Vowell joined the conversation saying as far as the shelter accepting animals, the regulations are all geared toward dogs - not cats.

“I know they have had cats at the shelter,” said Vowell. “The shelter is not constructed in a way to house cats. They have a very small space to house cats and there are so many stray cats in the county. This is the fourth animal control officer the county has had and budget wise they are limited. We started out with nothing — an old garage converted. I want to take up for the animal control officer because he is responsible for the entire county, approximately 30,000 residents.”

Vowell suggested Mickey attend the shelter’s advisory board meeting to express his concerns.

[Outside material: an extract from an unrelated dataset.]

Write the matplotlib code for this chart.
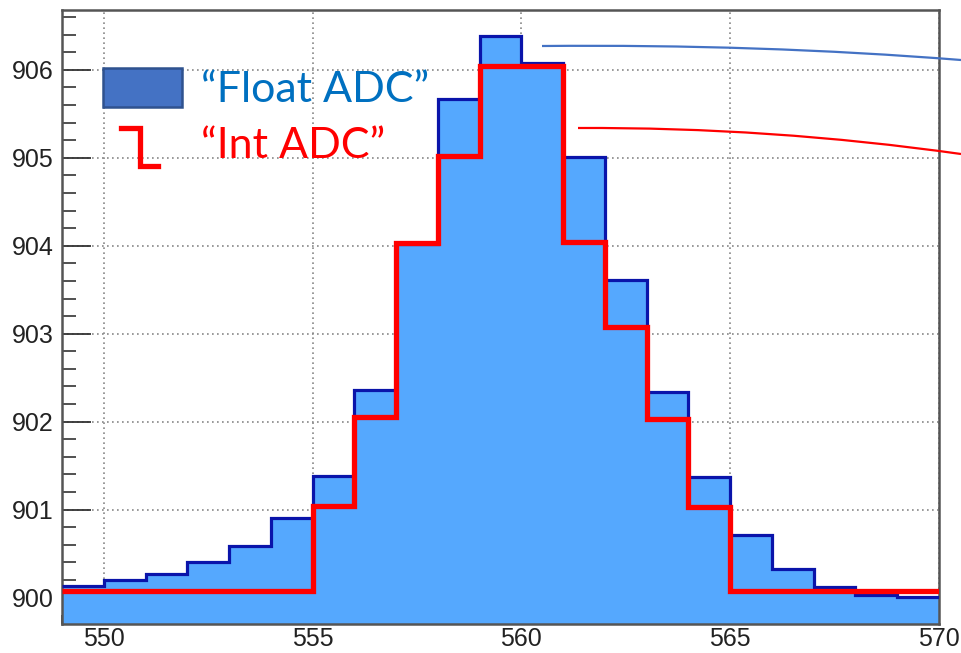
import numpy as np
import matplotlib
matplotlib.use("Agg")
import matplotlib.pyplot as plt
from matplotlib.path import Path
from matplotlib.patches import PathPatch, Rectangle
from matplotlib.lines import Line2D
from matplotlib.ticker import MultipleLocator, FixedLocator

# ---- data ----
bin_edges = list(range(549, 571))
float_adc = [900.13, 900.20, 900.27, 900.40, 900.59, 900.90, 901.38, 902.36,
             904.02, 905.67, 906.39, 906.08, 905.01, 903.61, 902.34, 901.37,
             900.71, 900.32, 900.12, 900.03, 900.01]
int_adc = [900.07, 900.07, 900.07, 900.07, 900.07, 900.07, 901.04, 902.05,
           904.03, 905.02, 906.04, 906.04, 904.04, 903.08, 902.03, 901.03,
           900.07, 900.07, 900.07, 900.07, 900.07]
x_major_ticks = [550, 555, 560, 565, 570]
y_major_ticks = [900, 901, 902, 903, 904, 905, 906]
legend_labels = ["\u201cFloat ADC\u201d", "\u201cInt ADC\u201d"]

W, H = 961, 653
fig = plt.figure(figsize=(W / 100, H / 100), dpi=100)
ax = fig.add_axes([62 / W, 1 - 624 / H, (939 - 62) / W, (624 - 10) / H])

ax.set_xlim(549, 570)
ax.set_ylim(899.70, 906.68)

ax.stairs(float_adc, bin_edges, fill=True, baseline=899.0, color="#55a8fe", zorder=2)
ax.stairs(float_adc, bin_edges, baseline=None, color="#0a14aa", linewidth=2.3, zorder=3)
ax.stairs(int_adc, bin_edges, baseline=None, color="#ff0000", linewidth=3.8, zorder=4)

ax.xaxis.set_major_locator(FixedLocator(x_major_ticks))
ax.yaxis.set_major_locator(FixedLocator(y_major_ticks))
ax.xaxis.set_minor_locator(MultipleLocator(1))
ax.yaxis.set_minor_locator(MultipleLocator(0.2))
ax.tick_params(which="both", direction="in", top=False, right=False, color="#333333")
ax.tick_params(which="major", axis="y", length=21, width=1.3)
ax.tick_params(which="minor", axis="y", length=10, width=1.2)
ax.tick_params(which="major", axis="x", length=14, width=1.3)
ax.tick_params(which="minor", axis="x", length=6.5, width=1.2)
ax.tick_params(axis="y", pad=6)
ax.tick_params(axis="x", pad=2)
for lab in ax.get_xticklabels() + ax.get_yticklabels():
    lab.set_fontfamily("Liberation Sans")
    lab.set_fontsize(18)
    lab.set_color("#222222")

ax.grid(True, which="major", linestyle=(0, (1, 2)), color="#888888", linewidth=1.2, zorder=1)
ax.set_axisbelow(True)
for s in ax.spines.values():
    s.set_color("#555555")
    s.set_linewidth(1.8)

# legend (drawn manually, in figure pixel coordinates)
def fx(px):
    return px / W

def fy(py):
    return 1 - py / H

fig.patches.append(Rectangle((fx(103), fy(107)), (182 - 103) / W, (107 - 68) / H,
                             transform=fig.transFigure, facecolor="#4472c4",
                             edgecolor="#2f528f", linewidth=1.8, zorder=10))
fig.lines.append(Line2D([fx(121), fx(140), fx(140), fx(158)],
                        [fy(128), fy(128), fy(166), fy(166)],
                        transform=fig.transFigure, color="#ff0000", linewidth=3.8,
                        solid_joinstyle="miter", zorder=10))
fig.text(fx(201), fy(102), legend_labels[0], fontfamily="Lato", fontsize=31,
         color="#0070c0", va="baseline", ha="left", zorder=10)
fig.text(fx(201), fy(158), legend_labels[1], fontfamily="Lato", fontsize=31,
         color="#ff0000", va="baseline", ha="left", zorder=10)

# annotation lines
for (p0, pc, p1, col) in [((542, 46), (760, 44), (961, 60), "#4472c4"),
                          ((578, 128), (770, 127), (961, 154), "#ff0000")]:
    path = Path([(fx(p0[0]), fy(p0[1])), (fx(pc[0]), fy(pc[1])), (fx(p1[0]), fy(p1[1]))],
                [Path.MOVETO, Path.CURVE3, Path.CURVE3])
    fig.patches.append(PathPatch(path, transform=fig.transFigure, facecolor="none",
                                 edgecolor=col, linewidth=1.6, zorder=10))

fig.savefig("out.png", dpi=100)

Loyall resident Becky Burgess suggested Mickey go to a Harlan Fiscal Court meeting and speak directly with the court and Harlan County Judge-Executive Joe Grieshop about his concerns since they are ultimately in charge of the shelter.

“Duncan Caldwell doesn’t have control, no group in Florida has control. No one else has control. Joe Grieshop is the one who has control,” said Burgess. “If you want to know something and know correctly, go to Joe Grieshop’s office or fiscal court.”

Longworth said he had been told when residents called Grieshop’s office about the shelter they are being told to call the city of Loyall.

“You can’t get through to talk to Joe Grieshop,” said Mickey. “You can’t get him to answer anything. It’s convenient to come to the council meeting because it’s at 7 p.m. The fiscal court meetings are at 10 a.m. when no one can attend them. That cuts out a lot of working people who would like to go to these meetings. Good luck if you’re trying to get in touch with Joe Grieshop.”